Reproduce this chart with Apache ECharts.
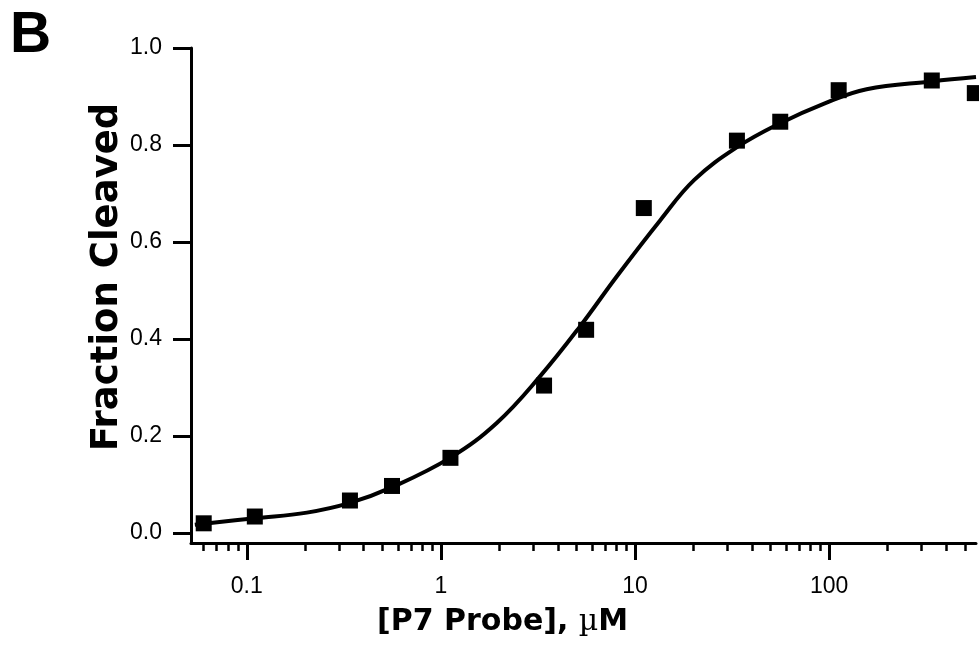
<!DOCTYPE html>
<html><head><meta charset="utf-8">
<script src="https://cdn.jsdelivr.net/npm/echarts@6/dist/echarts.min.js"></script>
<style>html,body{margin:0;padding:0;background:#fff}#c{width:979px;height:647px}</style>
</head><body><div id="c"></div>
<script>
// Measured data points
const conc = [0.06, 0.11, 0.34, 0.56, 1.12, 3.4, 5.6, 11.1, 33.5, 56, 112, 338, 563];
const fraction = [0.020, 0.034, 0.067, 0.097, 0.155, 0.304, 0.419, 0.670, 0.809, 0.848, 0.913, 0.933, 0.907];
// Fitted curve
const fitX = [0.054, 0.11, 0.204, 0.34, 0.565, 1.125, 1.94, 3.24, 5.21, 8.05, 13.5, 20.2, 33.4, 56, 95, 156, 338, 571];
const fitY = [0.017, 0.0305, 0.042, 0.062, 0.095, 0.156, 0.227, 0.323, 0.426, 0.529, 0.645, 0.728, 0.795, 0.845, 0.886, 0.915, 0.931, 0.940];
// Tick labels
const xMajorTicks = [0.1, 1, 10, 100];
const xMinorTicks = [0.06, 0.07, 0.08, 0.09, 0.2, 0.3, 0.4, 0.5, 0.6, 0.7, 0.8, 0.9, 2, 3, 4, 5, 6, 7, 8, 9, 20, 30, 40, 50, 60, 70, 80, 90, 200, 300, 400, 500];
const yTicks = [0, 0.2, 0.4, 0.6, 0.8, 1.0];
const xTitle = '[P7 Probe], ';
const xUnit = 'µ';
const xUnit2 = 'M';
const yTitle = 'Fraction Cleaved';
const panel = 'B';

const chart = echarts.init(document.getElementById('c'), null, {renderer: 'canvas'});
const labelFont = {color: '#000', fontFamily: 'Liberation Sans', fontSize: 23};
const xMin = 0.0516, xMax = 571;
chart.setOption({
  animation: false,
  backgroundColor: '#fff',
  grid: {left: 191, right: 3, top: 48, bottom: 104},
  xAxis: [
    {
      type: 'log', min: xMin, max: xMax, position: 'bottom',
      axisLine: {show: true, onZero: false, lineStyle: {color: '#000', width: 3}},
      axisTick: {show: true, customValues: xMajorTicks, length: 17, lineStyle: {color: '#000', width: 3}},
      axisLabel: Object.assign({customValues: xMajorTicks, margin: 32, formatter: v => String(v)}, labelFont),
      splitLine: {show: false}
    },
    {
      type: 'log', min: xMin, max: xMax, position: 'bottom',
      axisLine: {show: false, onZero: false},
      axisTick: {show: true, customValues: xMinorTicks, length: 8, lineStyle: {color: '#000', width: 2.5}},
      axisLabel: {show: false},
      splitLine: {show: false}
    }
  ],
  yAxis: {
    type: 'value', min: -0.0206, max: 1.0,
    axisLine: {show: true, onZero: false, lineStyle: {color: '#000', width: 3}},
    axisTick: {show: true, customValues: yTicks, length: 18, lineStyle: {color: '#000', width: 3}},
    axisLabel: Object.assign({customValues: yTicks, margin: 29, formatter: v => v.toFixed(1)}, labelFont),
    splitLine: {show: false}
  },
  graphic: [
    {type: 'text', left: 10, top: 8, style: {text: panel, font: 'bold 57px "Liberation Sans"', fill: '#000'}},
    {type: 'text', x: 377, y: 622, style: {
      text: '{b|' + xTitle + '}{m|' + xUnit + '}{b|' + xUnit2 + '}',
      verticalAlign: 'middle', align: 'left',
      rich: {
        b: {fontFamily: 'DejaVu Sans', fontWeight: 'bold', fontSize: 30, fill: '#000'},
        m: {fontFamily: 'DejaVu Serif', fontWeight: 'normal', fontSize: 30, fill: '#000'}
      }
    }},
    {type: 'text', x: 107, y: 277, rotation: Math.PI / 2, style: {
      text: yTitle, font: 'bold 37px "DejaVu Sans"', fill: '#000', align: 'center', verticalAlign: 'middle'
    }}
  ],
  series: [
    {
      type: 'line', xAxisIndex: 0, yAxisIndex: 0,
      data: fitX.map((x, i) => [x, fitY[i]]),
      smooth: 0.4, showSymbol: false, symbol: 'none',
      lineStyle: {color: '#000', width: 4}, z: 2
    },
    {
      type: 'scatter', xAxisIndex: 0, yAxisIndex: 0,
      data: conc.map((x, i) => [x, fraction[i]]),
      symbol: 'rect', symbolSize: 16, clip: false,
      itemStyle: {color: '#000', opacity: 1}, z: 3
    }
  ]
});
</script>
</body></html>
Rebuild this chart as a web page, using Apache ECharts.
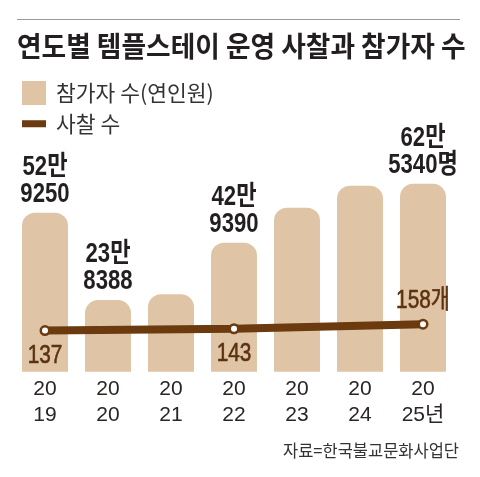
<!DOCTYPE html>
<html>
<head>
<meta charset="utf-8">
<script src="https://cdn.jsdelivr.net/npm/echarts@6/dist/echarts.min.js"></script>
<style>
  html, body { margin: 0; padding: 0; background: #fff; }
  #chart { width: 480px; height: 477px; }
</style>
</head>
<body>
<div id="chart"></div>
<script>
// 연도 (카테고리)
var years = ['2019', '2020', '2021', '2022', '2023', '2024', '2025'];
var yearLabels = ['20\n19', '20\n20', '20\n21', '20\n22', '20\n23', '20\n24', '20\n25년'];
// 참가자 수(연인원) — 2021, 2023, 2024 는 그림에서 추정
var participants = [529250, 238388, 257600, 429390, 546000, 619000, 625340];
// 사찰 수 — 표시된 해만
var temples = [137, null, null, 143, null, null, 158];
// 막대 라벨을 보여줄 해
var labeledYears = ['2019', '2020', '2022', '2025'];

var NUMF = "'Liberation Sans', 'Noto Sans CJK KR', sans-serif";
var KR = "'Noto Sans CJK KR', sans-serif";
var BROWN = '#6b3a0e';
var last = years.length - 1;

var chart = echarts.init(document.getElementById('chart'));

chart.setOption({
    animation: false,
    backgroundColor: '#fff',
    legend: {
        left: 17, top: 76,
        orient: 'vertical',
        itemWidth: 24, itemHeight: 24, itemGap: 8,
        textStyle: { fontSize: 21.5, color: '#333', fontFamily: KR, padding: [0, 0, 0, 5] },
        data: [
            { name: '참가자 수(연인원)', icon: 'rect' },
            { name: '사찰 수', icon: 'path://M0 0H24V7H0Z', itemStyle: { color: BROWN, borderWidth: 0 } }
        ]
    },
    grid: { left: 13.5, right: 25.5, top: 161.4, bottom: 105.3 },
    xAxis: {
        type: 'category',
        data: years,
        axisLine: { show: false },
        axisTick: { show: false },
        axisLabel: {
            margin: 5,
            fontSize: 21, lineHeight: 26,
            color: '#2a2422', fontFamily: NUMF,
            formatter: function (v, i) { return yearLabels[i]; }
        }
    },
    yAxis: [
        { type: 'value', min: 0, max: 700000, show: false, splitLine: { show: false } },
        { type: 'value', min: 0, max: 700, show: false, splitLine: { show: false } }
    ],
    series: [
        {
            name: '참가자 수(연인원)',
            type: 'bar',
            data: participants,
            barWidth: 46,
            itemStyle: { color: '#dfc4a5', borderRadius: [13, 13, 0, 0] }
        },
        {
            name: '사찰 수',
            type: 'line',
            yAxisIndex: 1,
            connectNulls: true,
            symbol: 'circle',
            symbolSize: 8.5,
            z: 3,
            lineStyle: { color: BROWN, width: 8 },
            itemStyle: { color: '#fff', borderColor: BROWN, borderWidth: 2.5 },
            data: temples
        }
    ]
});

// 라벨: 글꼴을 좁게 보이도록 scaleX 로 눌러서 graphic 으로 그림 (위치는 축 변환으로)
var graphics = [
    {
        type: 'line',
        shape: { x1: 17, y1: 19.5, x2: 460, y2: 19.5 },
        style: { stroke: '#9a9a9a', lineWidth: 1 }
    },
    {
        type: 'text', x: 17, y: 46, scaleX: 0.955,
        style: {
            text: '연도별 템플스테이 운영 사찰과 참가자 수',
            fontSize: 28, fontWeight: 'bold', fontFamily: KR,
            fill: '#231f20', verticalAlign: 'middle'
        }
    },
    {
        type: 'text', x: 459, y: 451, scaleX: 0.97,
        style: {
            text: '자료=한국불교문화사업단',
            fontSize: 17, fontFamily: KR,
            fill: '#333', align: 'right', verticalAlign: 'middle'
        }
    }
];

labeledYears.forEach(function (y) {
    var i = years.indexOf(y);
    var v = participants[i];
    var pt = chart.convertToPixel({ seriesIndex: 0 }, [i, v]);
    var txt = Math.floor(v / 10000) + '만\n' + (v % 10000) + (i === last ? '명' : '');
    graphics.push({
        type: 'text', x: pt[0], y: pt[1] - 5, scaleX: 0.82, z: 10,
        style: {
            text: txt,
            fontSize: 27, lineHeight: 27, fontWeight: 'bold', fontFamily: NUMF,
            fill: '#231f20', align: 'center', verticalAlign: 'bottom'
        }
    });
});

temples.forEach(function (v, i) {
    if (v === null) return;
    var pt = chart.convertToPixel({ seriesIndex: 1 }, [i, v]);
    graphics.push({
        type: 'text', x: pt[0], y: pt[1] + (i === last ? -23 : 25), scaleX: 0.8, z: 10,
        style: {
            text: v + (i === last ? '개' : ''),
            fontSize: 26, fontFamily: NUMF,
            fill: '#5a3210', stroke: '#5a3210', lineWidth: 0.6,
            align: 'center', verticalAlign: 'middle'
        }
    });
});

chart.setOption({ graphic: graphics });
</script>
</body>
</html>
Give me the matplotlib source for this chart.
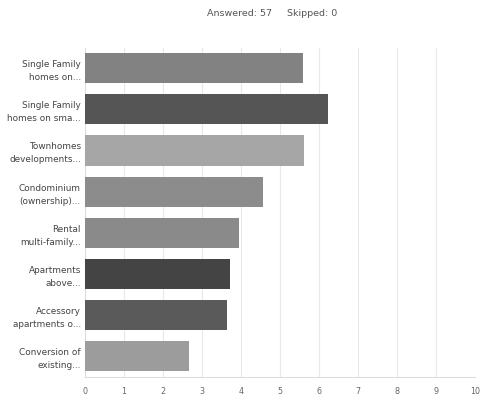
···
Go over the records above line by line and count those holding the word "this". Reply only with the number.

THE RESULT:
3